§ Task to carry out
Go through the listing and set it down exactly, leaving out its pictures.

-- start of Supplied material --

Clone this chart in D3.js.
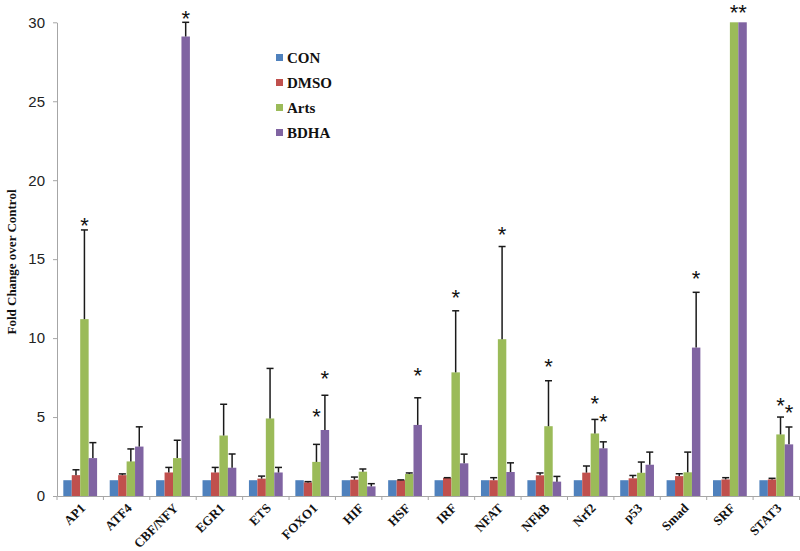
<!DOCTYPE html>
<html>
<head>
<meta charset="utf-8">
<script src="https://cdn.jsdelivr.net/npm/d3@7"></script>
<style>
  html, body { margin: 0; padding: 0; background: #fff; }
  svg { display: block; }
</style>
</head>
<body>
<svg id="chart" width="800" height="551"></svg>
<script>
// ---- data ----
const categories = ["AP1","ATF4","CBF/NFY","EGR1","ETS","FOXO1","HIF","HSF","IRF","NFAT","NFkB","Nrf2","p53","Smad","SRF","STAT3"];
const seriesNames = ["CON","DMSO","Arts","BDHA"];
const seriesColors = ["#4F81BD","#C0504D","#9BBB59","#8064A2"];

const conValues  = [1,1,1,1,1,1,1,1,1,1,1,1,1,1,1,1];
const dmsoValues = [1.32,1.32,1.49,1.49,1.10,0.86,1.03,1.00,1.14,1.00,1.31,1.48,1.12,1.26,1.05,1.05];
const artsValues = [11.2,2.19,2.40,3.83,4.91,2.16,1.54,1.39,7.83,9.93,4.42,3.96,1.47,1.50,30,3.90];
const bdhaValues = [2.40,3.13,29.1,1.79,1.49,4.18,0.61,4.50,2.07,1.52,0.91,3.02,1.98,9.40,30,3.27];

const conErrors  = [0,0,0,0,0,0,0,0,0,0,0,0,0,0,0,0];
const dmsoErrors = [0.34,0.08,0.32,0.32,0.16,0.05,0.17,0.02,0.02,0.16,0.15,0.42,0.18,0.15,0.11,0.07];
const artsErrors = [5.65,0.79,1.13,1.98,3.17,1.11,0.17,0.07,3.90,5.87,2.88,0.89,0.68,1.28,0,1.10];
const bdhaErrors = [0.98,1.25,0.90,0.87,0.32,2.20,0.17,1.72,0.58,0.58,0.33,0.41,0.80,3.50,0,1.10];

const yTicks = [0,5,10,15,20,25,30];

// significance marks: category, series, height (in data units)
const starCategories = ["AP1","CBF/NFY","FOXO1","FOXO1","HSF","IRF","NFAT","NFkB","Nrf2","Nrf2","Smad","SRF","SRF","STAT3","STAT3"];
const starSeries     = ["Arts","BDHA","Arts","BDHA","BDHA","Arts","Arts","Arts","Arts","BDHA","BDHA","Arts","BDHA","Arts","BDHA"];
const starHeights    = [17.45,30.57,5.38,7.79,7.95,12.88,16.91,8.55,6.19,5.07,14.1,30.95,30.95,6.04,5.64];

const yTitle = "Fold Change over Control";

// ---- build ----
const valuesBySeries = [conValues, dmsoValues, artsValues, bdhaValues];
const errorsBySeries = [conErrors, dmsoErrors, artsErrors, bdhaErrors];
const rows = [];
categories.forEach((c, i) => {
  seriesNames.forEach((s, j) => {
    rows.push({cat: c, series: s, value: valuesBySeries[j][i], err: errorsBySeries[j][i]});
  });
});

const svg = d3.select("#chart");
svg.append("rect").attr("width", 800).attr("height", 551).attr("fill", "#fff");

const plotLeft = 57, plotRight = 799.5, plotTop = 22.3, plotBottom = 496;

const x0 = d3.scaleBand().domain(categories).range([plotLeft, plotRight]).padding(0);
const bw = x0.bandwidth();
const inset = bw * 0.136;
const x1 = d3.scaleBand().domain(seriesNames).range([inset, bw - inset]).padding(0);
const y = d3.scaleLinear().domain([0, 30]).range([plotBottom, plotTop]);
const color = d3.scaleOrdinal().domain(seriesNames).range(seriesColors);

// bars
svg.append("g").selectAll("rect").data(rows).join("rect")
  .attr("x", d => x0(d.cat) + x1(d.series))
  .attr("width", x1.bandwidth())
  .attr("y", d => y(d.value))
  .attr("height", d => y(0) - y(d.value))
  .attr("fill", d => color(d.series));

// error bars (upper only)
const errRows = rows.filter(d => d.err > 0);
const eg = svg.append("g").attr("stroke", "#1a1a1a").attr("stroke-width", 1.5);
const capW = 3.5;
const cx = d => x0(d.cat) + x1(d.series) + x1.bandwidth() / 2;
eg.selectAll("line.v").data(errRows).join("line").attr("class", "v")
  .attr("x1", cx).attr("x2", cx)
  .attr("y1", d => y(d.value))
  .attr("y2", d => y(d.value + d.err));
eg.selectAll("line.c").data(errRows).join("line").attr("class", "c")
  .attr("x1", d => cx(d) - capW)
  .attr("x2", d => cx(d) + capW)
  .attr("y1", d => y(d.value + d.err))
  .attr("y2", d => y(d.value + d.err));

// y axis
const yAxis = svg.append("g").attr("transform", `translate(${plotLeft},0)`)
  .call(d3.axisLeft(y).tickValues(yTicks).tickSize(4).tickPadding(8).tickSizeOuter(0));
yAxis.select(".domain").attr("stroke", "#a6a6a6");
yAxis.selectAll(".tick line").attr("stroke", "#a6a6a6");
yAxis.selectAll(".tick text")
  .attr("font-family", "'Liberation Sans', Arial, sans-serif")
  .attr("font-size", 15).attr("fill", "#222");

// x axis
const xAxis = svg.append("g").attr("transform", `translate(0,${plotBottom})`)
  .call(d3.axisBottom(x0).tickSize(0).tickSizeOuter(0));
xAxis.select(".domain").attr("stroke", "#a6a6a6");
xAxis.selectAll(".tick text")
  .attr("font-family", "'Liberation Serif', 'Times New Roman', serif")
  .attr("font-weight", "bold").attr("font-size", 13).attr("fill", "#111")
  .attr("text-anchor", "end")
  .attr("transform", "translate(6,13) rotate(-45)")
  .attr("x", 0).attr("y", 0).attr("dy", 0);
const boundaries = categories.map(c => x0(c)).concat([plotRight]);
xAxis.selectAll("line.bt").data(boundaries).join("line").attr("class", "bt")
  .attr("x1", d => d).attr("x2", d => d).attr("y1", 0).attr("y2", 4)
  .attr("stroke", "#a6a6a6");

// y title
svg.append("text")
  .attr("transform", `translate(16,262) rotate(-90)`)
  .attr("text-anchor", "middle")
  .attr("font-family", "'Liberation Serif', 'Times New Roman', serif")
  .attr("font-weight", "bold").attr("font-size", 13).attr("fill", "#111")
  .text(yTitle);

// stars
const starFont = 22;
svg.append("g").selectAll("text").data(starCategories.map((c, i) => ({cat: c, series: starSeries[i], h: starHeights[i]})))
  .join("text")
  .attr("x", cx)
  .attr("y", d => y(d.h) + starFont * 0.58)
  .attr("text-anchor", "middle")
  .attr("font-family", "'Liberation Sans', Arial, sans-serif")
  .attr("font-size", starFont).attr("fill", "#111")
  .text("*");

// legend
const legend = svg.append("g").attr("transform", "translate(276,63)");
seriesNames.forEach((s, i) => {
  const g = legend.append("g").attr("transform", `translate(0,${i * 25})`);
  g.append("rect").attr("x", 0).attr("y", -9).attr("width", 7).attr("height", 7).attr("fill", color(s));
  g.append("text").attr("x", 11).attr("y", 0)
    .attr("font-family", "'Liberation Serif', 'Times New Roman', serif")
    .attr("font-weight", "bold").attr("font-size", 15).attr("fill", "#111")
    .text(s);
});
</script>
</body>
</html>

-- end of Supplied material --

§ Complete output
Clone this chart in D3.js.
<!DOCTYPE html>
<html>
<head>
<meta charset="utf-8">
<script src="https://cdn.jsdelivr.net/npm/d3@7"></script>
<style>
  html, body { margin: 0; padding: 0; background: #fff; }
  svg { display: block; }
</style>
</head>
<body>
<svg id="chart" width="800" height="551"></svg>
<script>
// ---- data ----
const categories = ["AP1","ATF4","CBF/NFY","EGR1","ETS","FOXO1","HIF","HSF","IRF","NFAT","NFkB","Nrf2","p53","Smad","SRF","STAT3"];
const seriesNames = ["CON","DMSO","Arts","BDHA"];
const seriesColors = ["#4F81BD","#C0504D","#9BBB59","#8064A2"];

const conValues  = [1,1,1,1,1,1,1,1,1,1,1,1,1,1,1,1];
const dmsoValues = [1.32,1.32,1.49,1.49,1.10,0.86,1.03,1.00,1.14,1.00,1.31,1.48,1.12,1.26,1.05,1.05];
const artsValues = [11.2,2.19,2.40,3.83,4.91,2.16,1.54,1.39,7.83,9.93,4.42,3.96,1.47,1.50,30,3.90];
const bdhaValues = [2.40,3.13,29.1,1.79,1.49,4.18,0.61,4.50,2.07,1.52,0.91,3.02,1.98,9.40,30,3.27];

const conErrors  = [0,0,0,0,0,0,0,0,0,0,0,0,0,0,0,0];
const dmsoErrors = [0.34,0.08,0.32,0.32,0.16,0.05,0.17,0.02,0.02,0.16,0.15,0.42,0.18,0.15,0.11,0.07];
const artsErrors = [5.65,0.79,1.13,1.98,3.17,1.11,0.17,0.07,3.90,5.87,2.88,0.89,0.68,1.28,0,1.10];
const bdhaErrors = [0.98,1.25,0.90,0.87,0.32,2.20,0.17,1.72,0.58,0.58,0.33,0.41,0.80,3.50,0,1.10];

const yTicks = [0,5,10,15,20,25,30];

// significance marks: category, series, height (in data units)
const starCategories = ["AP1","CBF/NFY","FOXO1","FOXO1","HSF","IRF","NFAT","NFkB","Nrf2","Nrf2","Smad","SRF","SRF","STAT3","STAT3"];
const starSeries     = ["Arts","BDHA","Arts","BDHA","BDHA","Arts","Arts","Arts","Arts","BDHA","BDHA","Arts","BDHA","Arts","BDHA"];
const starHeights    = [17.45,30.57,5.38,7.79,7.95,12.88,16.91,8.55,6.19,5.07,14.1,30.95,30.95,6.04,5.64];

const yTitle = "Fold Change over Control";

// ---- build ----
const valuesBySeries = [conValues, dmsoValues, artsValues, bdhaValues];
const errorsBySeries = [conErrors, dmsoErrors, artsErrors, bdhaErrors];
const rows = [];
categories.forEach((c, i) => {
  seriesNames.forEach((s, j) => {
    rows.push({cat: c, series: s, value: valuesBySeries[j][i], err: errorsBySeries[j][i]});
  });
});

const svg = d3.select("#chart");
svg.append("rect").attr("width", 800).attr("height", 551).attr("fill", "#fff");

const plotLeft = 57, plotRight = 799.5, plotTop = 22.3, plotBottom = 496;

const x0 = d3.scaleBand().domain(categories).range([plotLeft, plotRight]).padding(0);
const bw = x0.bandwidth();
const inset = bw * 0.136;
const x1 = d3.scaleBand().domain(seriesNames).range([inset, bw - inset]).padding(0);
const y = d3.scaleLinear().domain([0, 30]).range([plotBottom, plotTop]);
const color = d3.scaleOrdinal().domain(seriesNames).range(seriesColors);

// bars
svg.append("g").selectAll("rect").data(rows).join("rect")
  .attr("x", d => x0(d.cat) + x1(d.series))
  .attr("width", x1.bandwidth())
  .attr("y", d => y(d.value))
  .attr("height", d => y(0) - y(d.value))
  .attr("fill", d => color(d.series));

// error bars (upper only)
const errRows = rows.filter(d => d.err > 0);
const eg = svg.append("g").attr("stroke", "#1a1a1a").attr("stroke-width", 1.5);
const capW = 3.5;
const cx = d => x0(d.cat) + x1(d.series) + x1.bandwidth() / 2;
eg.selectAll("line.v").data(errRows).join("line").attr("class", "v")
  .attr("x1", cx).attr("x2", cx)
  .attr("y1", d => y(d.value))
  .attr("y2", d => y(d.value + d.err));
eg.selectAll("line.c").data(errRows).join("line").attr("class", "c")
  .attr("x1", d => cx(d) - capW)
  .attr("x2", d => cx(d) + capW)
  .attr("y1", d => y(d.value + d.err))
  .attr("y2", d => y(d.value + d.err));

// y axis
const yAxis = svg.append("g").attr("transform", `translate(${plotLeft},0)`)
  .call(d3.axisLeft(y).tickValues(yTicks).tickSize(4).tickPadding(8).tickSizeOuter(0));
yAxis.select(".domain").attr("stroke", "#a6a6a6");
yAxis.selectAll(".tick line").attr("stroke", "#a6a6a6");
yAxis.selectAll(".tick text")
  .attr("font-family", "'Liberation Sans', Arial, sans-serif")
  .attr("font-size", 15).attr("fill", "#222");

// x axis
const xAxis = svg.append("g").attr("transform", `translate(0,${plotBottom})`)
  .call(d3.axisBottom(x0).tickSize(0).tickSizeOuter(0));
xAxis.select(".domain").attr("stroke", "#a6a6a6");
xAxis.selectAll(".tick text")
  .attr("font-family", "'Liberation Serif', 'Times New Roman', serif")
  .attr("font-weight", "bold").attr("font-size", 13).attr("fill", "#111")
  .attr("text-anchor", "end")
  .attr("transform", "translate(6,13) rotate(-45)")
  .attr("x", 0).attr("y", 0).attr("dy", 0);
const boundaries = categories.map(c => x0(c)).concat([plotRight]);
xAxis.selectAll("line.bt").data(boundaries).join("line").attr("class", "bt")
  .attr("x1", d => d).attr("x2", d => d).attr("y1", 0).attr("y2", 4)
  .attr("stroke", "#a6a6a6");

// y title
svg.append("text")
  .attr("transform", `translate(16,262) rotate(-90)`)
  .attr("text-anchor", "middle")
  .attr("font-family", "'Liberation Serif', 'Times New Roman', serif")
  .attr("font-weight", "bold").attr("font-size", 13).attr("fill", "#111")
  .text(yTitle);

// stars
const starFont = 22;
svg.append("g").selectAll("text").data(starCategories.map((c, i) => ({cat: c, series: starSeries[i], h: starHeights[i]})))
  .join("text")
  .attr("x", cx)
  .attr("y", d => y(d.h) + starFont * 0.58)
  .attr("text-anchor", "middle")
  .attr("font-family", "'Liberation Sans', Arial, sans-serif")
  .attr("font-size", starFont).attr("fill", "#111")
  .text("*");

// legend
const legend = svg.append("g").attr("transform", "translate(276,63)");
seriesNames.forEach((s, i) => {
  const g = legend.append("g").attr("transform", `translate(0,${i * 25})`);
  g.append("rect").attr("x", 0).attr("y", -9).attr("width", 7).attr("height", 7).attr("fill", color(s));
  g.append("text").attr("x", 11).attr("y", 0)
    .attr("font-family", "'Liberation Serif', 'Times New Roman', serif")
    .attr("font-weight", "bold").attr("font-size", 15).attr("fill", "#111")
    .text(s);
});
</script>
</body>
</html>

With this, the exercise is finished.